DATA BLOCK:
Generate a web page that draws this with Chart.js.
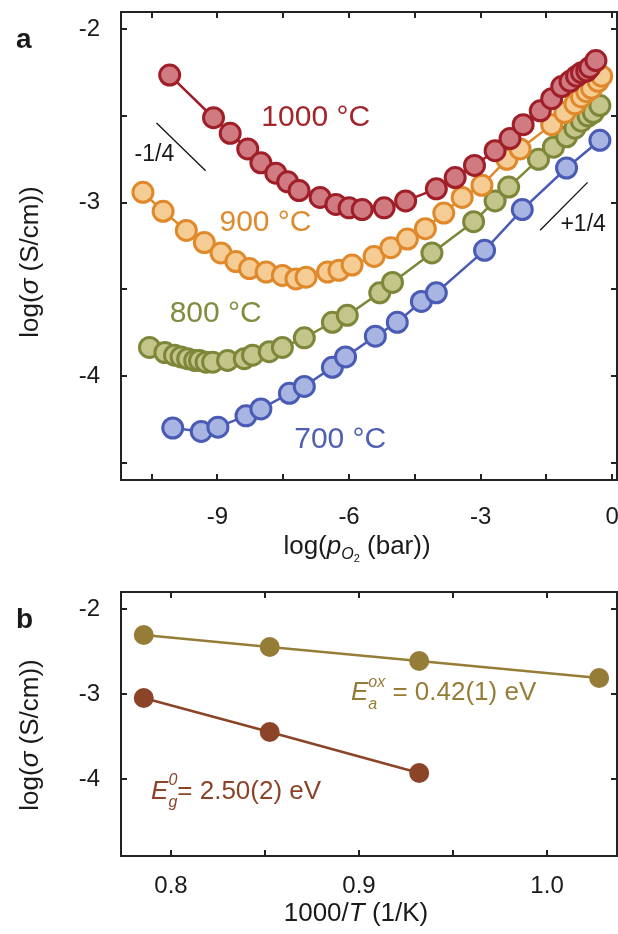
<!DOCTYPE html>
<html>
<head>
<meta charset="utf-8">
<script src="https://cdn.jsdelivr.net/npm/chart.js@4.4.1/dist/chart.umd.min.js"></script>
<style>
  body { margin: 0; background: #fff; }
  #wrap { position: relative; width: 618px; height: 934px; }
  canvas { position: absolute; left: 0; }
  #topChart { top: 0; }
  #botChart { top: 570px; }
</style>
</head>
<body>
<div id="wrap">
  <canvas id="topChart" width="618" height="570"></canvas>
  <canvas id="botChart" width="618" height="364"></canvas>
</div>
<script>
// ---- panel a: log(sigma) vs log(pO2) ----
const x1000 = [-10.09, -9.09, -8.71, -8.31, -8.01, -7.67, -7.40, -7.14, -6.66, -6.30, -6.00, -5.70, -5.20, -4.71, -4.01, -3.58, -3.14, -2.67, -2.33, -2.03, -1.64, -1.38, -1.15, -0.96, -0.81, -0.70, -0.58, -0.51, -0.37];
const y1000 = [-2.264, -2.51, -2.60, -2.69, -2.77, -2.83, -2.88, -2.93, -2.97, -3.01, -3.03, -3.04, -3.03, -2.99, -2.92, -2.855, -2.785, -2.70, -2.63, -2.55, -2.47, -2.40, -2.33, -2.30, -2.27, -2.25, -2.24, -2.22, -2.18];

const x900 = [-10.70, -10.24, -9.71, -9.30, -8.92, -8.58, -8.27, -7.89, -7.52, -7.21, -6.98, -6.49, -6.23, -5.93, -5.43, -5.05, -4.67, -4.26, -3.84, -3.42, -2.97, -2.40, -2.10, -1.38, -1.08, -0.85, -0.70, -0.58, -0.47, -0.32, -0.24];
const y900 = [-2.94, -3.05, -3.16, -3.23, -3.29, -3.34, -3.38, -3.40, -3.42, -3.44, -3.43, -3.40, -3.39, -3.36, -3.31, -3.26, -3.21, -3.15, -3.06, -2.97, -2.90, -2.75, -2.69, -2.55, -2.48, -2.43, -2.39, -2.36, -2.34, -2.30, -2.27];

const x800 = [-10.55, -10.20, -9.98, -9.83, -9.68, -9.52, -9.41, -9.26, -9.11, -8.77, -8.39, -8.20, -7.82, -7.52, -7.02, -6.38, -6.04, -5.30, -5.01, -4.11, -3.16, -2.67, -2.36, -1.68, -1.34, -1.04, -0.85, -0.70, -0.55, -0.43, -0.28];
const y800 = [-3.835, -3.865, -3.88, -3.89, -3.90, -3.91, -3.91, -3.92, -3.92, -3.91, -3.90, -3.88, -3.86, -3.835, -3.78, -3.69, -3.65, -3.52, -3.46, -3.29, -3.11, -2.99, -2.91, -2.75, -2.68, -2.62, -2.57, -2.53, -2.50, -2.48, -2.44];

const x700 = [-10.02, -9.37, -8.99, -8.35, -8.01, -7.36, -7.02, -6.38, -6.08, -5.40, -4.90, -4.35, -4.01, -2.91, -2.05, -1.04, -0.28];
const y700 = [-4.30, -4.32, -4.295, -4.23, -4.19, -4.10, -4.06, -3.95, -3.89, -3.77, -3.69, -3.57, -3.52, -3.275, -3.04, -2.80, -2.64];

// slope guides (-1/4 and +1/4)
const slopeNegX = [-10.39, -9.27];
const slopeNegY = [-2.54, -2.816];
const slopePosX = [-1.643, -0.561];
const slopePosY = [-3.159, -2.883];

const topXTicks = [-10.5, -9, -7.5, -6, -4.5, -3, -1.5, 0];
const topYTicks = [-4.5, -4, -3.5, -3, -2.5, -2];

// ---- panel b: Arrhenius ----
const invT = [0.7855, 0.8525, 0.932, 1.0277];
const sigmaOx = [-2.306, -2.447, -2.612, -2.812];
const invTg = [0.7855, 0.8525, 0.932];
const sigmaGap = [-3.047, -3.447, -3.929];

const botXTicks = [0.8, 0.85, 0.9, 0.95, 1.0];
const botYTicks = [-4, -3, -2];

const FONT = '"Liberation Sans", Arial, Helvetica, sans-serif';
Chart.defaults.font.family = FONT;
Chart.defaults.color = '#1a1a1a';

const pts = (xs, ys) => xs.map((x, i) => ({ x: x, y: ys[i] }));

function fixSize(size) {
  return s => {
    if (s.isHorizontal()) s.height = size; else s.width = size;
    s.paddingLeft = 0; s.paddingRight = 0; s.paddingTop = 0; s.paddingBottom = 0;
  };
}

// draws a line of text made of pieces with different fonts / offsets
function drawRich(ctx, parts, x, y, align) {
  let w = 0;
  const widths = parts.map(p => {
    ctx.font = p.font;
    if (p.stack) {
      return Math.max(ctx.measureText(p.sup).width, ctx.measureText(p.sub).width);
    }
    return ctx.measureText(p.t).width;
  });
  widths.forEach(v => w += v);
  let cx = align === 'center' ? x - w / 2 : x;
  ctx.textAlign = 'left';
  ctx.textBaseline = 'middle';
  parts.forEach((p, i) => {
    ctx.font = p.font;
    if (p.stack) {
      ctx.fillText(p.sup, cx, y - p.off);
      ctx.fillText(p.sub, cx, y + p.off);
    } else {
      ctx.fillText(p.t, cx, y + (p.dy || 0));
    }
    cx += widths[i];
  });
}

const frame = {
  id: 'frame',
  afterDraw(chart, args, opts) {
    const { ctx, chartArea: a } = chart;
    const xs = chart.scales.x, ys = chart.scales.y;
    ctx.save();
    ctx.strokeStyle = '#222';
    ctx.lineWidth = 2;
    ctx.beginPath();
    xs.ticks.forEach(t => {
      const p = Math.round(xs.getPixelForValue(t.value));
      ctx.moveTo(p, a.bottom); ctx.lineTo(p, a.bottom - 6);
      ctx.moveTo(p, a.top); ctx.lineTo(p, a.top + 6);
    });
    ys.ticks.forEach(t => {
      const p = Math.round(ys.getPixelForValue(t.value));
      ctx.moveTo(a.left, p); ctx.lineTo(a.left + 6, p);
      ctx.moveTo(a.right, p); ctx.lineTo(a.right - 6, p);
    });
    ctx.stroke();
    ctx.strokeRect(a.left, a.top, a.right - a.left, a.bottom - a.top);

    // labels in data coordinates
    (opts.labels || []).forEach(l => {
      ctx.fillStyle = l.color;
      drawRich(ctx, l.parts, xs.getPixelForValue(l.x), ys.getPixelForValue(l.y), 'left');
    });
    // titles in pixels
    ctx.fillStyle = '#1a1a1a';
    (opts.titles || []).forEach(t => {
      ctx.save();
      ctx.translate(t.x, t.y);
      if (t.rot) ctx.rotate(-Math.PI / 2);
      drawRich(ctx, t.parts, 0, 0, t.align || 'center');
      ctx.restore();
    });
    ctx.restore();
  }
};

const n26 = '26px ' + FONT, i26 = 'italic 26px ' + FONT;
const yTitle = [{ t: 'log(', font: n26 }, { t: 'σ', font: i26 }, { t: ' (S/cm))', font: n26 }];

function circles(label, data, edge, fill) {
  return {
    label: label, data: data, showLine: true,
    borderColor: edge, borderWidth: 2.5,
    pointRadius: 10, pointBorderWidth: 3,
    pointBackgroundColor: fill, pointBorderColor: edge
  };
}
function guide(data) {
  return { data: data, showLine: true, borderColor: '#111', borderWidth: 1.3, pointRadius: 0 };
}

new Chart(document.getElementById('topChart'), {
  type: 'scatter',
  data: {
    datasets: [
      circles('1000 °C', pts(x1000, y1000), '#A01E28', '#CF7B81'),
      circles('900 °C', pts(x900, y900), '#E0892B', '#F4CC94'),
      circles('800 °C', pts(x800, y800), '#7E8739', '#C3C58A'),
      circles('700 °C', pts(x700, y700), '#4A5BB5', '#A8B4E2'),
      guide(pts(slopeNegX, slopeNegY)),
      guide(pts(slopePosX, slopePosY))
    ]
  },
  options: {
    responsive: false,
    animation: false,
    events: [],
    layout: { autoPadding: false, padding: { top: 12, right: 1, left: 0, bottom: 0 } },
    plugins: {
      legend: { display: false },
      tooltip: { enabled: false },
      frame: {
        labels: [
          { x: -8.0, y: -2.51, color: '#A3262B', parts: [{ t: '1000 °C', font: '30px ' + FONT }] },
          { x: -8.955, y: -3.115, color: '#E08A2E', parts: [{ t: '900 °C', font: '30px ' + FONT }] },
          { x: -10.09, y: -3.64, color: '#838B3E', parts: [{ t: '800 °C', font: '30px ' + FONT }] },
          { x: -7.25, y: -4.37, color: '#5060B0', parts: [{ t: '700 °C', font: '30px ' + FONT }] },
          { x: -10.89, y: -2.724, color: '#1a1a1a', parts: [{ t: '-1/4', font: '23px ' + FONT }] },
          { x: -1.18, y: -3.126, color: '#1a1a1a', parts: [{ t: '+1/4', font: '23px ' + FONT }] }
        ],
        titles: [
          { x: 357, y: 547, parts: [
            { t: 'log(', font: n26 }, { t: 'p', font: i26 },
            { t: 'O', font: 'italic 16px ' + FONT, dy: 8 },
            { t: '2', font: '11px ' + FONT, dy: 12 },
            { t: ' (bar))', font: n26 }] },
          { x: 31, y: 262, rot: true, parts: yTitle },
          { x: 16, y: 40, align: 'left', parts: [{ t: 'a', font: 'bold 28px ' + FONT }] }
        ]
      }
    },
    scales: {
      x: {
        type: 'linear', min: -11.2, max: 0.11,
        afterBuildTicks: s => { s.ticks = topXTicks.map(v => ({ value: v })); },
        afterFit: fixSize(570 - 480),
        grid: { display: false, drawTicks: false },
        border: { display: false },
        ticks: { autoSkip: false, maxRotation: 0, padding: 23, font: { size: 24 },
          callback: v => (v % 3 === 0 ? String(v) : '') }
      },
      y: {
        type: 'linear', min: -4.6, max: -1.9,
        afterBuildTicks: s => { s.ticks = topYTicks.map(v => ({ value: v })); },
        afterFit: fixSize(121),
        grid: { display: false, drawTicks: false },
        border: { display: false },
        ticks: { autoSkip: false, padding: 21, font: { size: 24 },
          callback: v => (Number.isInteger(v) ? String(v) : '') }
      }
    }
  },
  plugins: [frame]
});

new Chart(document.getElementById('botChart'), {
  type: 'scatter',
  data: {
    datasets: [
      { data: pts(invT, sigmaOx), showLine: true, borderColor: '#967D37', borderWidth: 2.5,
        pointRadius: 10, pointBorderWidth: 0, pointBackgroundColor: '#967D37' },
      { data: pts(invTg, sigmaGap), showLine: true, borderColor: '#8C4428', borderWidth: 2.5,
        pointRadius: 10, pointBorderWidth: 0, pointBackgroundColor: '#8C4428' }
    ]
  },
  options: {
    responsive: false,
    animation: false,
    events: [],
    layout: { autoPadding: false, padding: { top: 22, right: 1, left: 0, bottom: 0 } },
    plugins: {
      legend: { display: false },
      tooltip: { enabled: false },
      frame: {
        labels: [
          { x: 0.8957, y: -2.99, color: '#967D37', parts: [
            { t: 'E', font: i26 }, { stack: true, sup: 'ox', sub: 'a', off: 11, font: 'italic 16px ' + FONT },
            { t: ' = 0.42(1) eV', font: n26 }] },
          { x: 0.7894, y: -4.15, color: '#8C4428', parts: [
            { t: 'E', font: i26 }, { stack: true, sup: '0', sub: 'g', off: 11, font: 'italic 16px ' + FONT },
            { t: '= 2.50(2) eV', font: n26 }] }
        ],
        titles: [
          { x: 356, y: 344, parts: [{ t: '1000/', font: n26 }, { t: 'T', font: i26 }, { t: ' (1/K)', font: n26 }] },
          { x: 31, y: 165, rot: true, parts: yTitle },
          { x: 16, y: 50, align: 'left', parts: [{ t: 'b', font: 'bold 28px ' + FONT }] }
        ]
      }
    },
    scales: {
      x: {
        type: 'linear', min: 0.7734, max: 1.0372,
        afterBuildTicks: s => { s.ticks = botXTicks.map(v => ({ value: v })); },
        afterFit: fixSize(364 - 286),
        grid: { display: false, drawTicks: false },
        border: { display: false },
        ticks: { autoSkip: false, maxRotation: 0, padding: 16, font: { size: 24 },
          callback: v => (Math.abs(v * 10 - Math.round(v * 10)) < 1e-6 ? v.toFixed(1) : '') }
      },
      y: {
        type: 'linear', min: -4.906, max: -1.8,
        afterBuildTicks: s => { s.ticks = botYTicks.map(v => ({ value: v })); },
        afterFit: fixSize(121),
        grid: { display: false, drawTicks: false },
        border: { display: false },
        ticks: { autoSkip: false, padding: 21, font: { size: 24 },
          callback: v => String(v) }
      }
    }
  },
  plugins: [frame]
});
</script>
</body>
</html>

TASK OBJECTIVE: Of the lines above, copy each that contains "with".

THE OUTPUT:
Generate a web page that draws this with Chart.js.
// draws a line of text made of pieces with different fonts / offsets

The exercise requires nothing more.